EXERCISE GOAL:
Each line from the one containing "Rebuild this chart" through the one containing "color=colors[2], lw=2.4, label=series_names[2])" is to be retyped exactly, both end lines included, and all other lines left out.

───── GIVEN INFORMATION ─────

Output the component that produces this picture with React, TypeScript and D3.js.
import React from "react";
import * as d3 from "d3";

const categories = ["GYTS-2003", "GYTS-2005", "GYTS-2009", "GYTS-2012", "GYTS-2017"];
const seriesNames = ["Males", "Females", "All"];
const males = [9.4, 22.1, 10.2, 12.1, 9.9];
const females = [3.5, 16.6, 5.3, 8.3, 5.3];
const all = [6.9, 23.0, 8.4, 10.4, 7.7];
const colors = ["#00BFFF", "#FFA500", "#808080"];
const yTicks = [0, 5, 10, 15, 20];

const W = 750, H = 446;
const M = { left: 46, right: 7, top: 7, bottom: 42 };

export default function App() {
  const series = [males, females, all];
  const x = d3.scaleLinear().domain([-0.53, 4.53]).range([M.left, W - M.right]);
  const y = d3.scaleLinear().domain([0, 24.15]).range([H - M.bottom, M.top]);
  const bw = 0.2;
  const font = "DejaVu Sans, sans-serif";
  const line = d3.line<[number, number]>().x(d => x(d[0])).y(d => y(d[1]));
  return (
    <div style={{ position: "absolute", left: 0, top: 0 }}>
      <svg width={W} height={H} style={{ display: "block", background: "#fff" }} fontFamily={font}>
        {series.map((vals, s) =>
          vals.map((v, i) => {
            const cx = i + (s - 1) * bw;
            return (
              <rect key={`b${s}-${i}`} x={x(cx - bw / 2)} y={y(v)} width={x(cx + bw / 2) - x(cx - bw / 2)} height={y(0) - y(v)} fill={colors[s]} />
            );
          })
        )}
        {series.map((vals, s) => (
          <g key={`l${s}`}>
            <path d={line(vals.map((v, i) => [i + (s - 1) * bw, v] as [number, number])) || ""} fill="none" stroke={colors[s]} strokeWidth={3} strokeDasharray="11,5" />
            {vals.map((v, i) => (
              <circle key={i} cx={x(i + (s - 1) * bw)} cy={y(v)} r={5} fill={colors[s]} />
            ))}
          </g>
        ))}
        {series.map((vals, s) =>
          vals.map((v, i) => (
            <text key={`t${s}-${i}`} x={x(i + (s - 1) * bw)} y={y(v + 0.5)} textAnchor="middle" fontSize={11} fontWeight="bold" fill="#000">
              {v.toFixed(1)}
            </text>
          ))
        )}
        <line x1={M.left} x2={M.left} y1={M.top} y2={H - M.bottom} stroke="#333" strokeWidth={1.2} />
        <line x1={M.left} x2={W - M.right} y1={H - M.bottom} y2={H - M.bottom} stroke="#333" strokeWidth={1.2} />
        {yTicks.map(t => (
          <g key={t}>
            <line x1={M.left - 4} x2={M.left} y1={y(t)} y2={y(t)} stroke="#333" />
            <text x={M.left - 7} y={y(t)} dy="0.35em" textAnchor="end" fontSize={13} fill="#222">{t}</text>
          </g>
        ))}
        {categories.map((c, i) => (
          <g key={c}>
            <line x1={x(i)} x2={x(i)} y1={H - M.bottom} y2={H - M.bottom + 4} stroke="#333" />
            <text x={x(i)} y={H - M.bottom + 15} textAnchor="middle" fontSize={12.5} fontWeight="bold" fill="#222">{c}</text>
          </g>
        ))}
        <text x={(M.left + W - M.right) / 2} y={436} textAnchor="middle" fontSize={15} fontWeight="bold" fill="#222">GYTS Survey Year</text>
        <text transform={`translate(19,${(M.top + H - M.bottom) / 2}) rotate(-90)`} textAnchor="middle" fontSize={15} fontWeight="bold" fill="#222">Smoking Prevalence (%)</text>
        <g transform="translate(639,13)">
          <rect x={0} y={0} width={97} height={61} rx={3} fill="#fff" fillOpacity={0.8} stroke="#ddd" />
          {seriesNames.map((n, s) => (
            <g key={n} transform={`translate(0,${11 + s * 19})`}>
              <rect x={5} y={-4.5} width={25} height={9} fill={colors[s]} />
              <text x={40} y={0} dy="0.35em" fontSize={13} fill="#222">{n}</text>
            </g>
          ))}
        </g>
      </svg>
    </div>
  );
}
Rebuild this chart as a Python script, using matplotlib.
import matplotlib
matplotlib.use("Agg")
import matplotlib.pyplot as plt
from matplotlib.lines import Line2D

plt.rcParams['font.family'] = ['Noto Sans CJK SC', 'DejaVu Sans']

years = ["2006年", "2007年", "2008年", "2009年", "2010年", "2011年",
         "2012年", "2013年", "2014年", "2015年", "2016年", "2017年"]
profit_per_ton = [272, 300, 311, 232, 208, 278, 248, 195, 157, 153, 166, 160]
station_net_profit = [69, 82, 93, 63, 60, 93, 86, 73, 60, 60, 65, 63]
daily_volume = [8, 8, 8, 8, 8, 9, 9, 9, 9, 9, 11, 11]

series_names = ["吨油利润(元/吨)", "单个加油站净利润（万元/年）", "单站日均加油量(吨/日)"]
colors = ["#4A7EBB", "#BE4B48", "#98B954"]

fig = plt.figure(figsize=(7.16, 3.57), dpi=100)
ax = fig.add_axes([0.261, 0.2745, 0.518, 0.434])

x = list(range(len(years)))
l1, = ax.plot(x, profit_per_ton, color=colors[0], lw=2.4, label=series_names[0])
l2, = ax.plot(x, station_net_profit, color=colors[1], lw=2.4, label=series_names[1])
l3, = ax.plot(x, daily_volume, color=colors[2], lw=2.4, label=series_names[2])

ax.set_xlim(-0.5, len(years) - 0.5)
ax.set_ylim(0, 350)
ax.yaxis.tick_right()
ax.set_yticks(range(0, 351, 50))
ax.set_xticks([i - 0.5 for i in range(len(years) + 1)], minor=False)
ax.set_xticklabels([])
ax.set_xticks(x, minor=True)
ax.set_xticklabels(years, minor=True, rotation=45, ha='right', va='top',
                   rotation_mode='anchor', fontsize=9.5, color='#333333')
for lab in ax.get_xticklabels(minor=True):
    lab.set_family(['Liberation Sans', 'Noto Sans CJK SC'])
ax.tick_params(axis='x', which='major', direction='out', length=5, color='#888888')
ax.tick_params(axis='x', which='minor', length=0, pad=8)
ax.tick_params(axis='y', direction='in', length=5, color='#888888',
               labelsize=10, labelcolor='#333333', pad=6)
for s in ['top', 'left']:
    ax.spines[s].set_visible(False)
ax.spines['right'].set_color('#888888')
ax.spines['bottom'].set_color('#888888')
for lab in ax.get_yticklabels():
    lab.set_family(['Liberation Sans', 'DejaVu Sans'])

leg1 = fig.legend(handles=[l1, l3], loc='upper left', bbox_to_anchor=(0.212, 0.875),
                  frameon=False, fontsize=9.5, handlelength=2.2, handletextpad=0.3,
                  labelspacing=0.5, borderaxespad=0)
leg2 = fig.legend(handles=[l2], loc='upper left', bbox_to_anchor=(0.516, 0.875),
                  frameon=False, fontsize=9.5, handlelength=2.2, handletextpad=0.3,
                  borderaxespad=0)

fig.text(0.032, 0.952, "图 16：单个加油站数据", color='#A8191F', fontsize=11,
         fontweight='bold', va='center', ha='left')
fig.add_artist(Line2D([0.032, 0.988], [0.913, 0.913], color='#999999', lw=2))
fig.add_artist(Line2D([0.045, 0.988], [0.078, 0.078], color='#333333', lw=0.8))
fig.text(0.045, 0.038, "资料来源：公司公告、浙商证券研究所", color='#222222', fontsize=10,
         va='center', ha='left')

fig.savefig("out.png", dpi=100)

─────

EXERCISE RESULT:
Rebuild this chart as a Python script, using matplotlib.
import matplotlib
matplotlib.use("Agg")
import matplotlib.pyplot as plt
from matplotlib.lines import Line2D

plt.rcParams['font.family'] = ['Noto Sans CJK SC', 'DejaVu Sans']

years = ["2006年", "2007年", "2008年", "2009年", "2010年", "2011年",
         "2012年", "2013年", "2014年", "2015年", "2016年", "2017年"]
profit_per_ton = [272, 300, 311, 232, 208, 278, 248, 195, 157, 153, 166, 160]
station_net_profit = [69, 82, 93, 63, 60, 93, 86, 73, 60, 60, 65, 63]
daily_volume = [8, 8, 8, 8, 8, 9, 9, 9, 9, 9, 11, 11]

series_names = ["吨油利润(元/吨)", "单个加油站净利润（万元/年）", "单站日均加油量(吨/日)"]
colors = ["#4A7EBB", "#BE4B48", "#98B954"]

fig = plt.figure(figsize=(7.16, 3.57), dpi=100)
ax = fig.add_axes([0.261, 0.2745, 0.518, 0.434])

x = list(range(len(years)))
l1, = ax.plot(x, profit_per_ton, color=colors[0], lw=2.4, label=series_names[0])
l2, = ax.plot(x, station_net_profit, color=colors[1], lw=2.4, label=series_names[1])
l3, = ax.plot(x, daily_volume, color=colors[2], lw=2.4, label=series_names[2])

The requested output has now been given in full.